The Slight Difference Between Sell-By And Use-By Dates

While sell-by and use-by dates on food products are linked to good food safety practices, it's not always easy to understand what is intended by the numbers stamped on the items lining your grocery store shelves. The key difference between these two labels is that the sell-by date is directed toward retailers and the use-by date is offered for consumers.

A retailer reads the sell-by date as an indicator of when a product should be taken off the shelf. The use-by date, on the other hand, offers information to the consumer about the quality of the product, which will decline after the printed date. Neither is considered a food safety label and products tend to be safe to be eaten after the sell-by or use-by date, so long as they have been safely handled by the retailer and consumer. Federal regulations do not require that food products (except for certain baby formulas) be marked with a sell-by or use-by date.

Better understanding the sell-by and use-by dates

Sell-by dates are typically used on fresh and prepared foods while use-by dates are generally applied to shelf-stable items, including canned goods and condiments. Though the appearance, aroma, taste, or texture of these foods will change over time, many food products remain perfectly edible after these dates have passed. Such is the case with egg carton sell-by dates.

Oftentimes, how you store and handle your food is more important than the sell-by or use-by date in determining its safety. To extend the life of a jar of peanut butter, for example, you'll want to store it in your refrigerator. The best storage practices vary from one food to another, sometimes even within a single category of food. For example, while white rice is shelf-stable, brown rice needs to be kept in the fridge. Acquiring the appropriate containers and understanding the ideal storage conditions for specific ingredients is helpful when it comes to keeping your food safe after the sell-by or use-by date.

Using your senses to avoid food waste

There's a fine line between food safety and food waste. On the one hand, you never want to consume food that could potentially make you sick. On the other, you don't want to throw out perfectly good food. Each year about 42 billion pounds of otherwise edible food is wasted at home in the United States, contributing to major environmental and societal issues (via Feeding America).

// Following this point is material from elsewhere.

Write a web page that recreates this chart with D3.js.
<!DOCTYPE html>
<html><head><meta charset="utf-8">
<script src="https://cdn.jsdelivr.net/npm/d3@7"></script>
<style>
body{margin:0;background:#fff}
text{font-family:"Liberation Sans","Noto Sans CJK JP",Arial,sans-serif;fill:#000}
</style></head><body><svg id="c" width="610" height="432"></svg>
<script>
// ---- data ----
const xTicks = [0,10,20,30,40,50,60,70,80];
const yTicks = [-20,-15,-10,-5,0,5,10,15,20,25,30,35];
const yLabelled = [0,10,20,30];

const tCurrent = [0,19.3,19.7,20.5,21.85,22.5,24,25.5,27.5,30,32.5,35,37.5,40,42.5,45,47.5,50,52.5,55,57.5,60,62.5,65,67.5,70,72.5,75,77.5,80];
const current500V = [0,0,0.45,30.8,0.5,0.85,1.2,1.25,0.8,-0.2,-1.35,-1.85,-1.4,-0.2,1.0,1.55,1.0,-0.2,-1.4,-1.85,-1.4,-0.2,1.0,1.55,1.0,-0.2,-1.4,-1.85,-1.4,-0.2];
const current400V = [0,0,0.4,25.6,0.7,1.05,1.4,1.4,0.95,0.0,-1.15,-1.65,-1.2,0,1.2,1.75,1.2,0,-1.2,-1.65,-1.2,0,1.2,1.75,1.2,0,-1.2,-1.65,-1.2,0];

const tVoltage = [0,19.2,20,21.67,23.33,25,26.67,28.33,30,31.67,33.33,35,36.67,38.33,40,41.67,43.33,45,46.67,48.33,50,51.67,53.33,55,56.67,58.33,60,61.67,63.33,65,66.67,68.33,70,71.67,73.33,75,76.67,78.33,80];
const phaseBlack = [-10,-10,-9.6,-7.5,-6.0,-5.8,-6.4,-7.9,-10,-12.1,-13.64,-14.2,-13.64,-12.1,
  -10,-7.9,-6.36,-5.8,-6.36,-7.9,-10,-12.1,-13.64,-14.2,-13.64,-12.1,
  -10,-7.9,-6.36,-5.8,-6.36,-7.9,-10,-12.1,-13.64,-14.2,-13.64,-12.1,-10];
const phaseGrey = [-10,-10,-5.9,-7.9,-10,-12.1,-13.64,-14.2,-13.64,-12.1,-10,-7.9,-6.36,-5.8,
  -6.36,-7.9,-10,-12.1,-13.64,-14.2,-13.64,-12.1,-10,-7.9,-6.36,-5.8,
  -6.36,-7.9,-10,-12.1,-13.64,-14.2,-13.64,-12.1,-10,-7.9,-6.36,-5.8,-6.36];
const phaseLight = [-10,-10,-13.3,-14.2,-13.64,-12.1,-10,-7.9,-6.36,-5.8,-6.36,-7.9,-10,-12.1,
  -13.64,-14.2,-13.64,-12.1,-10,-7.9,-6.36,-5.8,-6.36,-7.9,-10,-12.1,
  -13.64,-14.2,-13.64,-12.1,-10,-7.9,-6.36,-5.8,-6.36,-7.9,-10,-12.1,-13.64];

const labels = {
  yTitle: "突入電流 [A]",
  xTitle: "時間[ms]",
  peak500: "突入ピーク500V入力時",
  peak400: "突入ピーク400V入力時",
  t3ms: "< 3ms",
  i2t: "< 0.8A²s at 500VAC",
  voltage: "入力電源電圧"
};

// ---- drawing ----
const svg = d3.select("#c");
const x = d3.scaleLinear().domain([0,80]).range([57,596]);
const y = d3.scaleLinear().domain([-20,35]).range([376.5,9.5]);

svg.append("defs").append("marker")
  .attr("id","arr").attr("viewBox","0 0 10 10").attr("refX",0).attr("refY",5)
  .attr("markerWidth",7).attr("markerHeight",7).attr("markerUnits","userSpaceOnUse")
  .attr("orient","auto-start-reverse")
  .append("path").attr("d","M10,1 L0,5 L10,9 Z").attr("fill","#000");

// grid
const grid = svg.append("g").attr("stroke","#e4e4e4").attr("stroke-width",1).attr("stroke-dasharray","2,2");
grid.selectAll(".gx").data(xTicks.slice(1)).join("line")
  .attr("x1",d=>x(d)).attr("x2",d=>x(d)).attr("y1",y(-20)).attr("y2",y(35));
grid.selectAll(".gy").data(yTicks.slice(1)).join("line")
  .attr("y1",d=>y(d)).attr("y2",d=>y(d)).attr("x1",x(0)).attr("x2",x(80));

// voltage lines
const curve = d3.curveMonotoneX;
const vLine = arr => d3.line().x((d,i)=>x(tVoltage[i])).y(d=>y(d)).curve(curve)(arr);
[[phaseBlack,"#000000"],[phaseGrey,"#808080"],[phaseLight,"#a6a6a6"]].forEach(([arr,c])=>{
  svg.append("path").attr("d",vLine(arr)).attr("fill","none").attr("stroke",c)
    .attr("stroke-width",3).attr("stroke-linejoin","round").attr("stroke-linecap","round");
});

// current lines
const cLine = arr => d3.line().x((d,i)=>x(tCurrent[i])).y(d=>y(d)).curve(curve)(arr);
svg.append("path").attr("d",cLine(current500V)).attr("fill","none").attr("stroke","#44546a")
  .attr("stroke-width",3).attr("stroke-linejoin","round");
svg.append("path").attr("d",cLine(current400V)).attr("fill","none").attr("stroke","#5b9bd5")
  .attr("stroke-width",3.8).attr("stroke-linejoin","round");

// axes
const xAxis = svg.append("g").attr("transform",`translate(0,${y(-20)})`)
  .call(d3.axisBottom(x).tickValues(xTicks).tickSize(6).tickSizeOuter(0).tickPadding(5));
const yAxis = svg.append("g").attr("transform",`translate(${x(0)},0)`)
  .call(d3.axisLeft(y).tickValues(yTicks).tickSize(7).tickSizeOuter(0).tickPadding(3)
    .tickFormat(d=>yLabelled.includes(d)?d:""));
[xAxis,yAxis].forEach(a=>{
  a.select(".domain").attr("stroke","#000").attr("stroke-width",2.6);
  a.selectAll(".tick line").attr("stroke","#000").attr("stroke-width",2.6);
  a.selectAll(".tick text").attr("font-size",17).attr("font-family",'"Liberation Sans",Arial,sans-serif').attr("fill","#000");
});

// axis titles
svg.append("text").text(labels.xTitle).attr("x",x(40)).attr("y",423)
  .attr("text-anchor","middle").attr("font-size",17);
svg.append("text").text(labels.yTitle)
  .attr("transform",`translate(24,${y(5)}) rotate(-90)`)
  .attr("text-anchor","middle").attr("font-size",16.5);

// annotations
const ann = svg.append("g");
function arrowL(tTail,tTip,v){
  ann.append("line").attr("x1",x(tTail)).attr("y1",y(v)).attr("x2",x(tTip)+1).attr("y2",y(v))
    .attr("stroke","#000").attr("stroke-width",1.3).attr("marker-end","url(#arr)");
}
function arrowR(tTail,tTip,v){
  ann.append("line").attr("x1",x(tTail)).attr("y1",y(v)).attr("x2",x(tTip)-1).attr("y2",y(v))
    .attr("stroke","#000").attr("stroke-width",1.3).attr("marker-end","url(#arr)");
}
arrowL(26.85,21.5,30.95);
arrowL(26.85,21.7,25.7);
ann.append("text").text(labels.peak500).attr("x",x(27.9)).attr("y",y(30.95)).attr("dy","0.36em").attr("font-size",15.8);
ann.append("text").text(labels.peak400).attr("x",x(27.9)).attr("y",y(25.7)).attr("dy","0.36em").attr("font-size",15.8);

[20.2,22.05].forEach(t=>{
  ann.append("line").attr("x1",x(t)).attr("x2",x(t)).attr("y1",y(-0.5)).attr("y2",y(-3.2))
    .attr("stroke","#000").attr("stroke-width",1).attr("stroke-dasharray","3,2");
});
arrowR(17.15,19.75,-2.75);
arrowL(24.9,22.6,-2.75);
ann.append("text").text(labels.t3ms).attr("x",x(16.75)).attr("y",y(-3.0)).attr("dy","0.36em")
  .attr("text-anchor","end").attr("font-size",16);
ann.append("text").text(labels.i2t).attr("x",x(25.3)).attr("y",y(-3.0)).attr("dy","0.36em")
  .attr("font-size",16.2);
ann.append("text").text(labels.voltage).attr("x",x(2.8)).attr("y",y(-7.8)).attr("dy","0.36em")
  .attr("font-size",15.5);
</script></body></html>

The gray area of sell-by and use-by dates can make things seem confusing — but don't forget that your senses are powerful tools to determine whether food has expired. If you have any suspicions about the safety of a food product after reading the printed labels on the packaging, carefully look it over for signs of spoilage, such as strange colors or textures that could be indicators of mold or that ingredients have separated as the product becomes rancid. You may also give the food a sniff to check for any bad odors. When in doubt, throw it out — but if your milk is a few days past its sell-by date, yet it still smells and looks okay, go ahead and pour it into your morning coffee.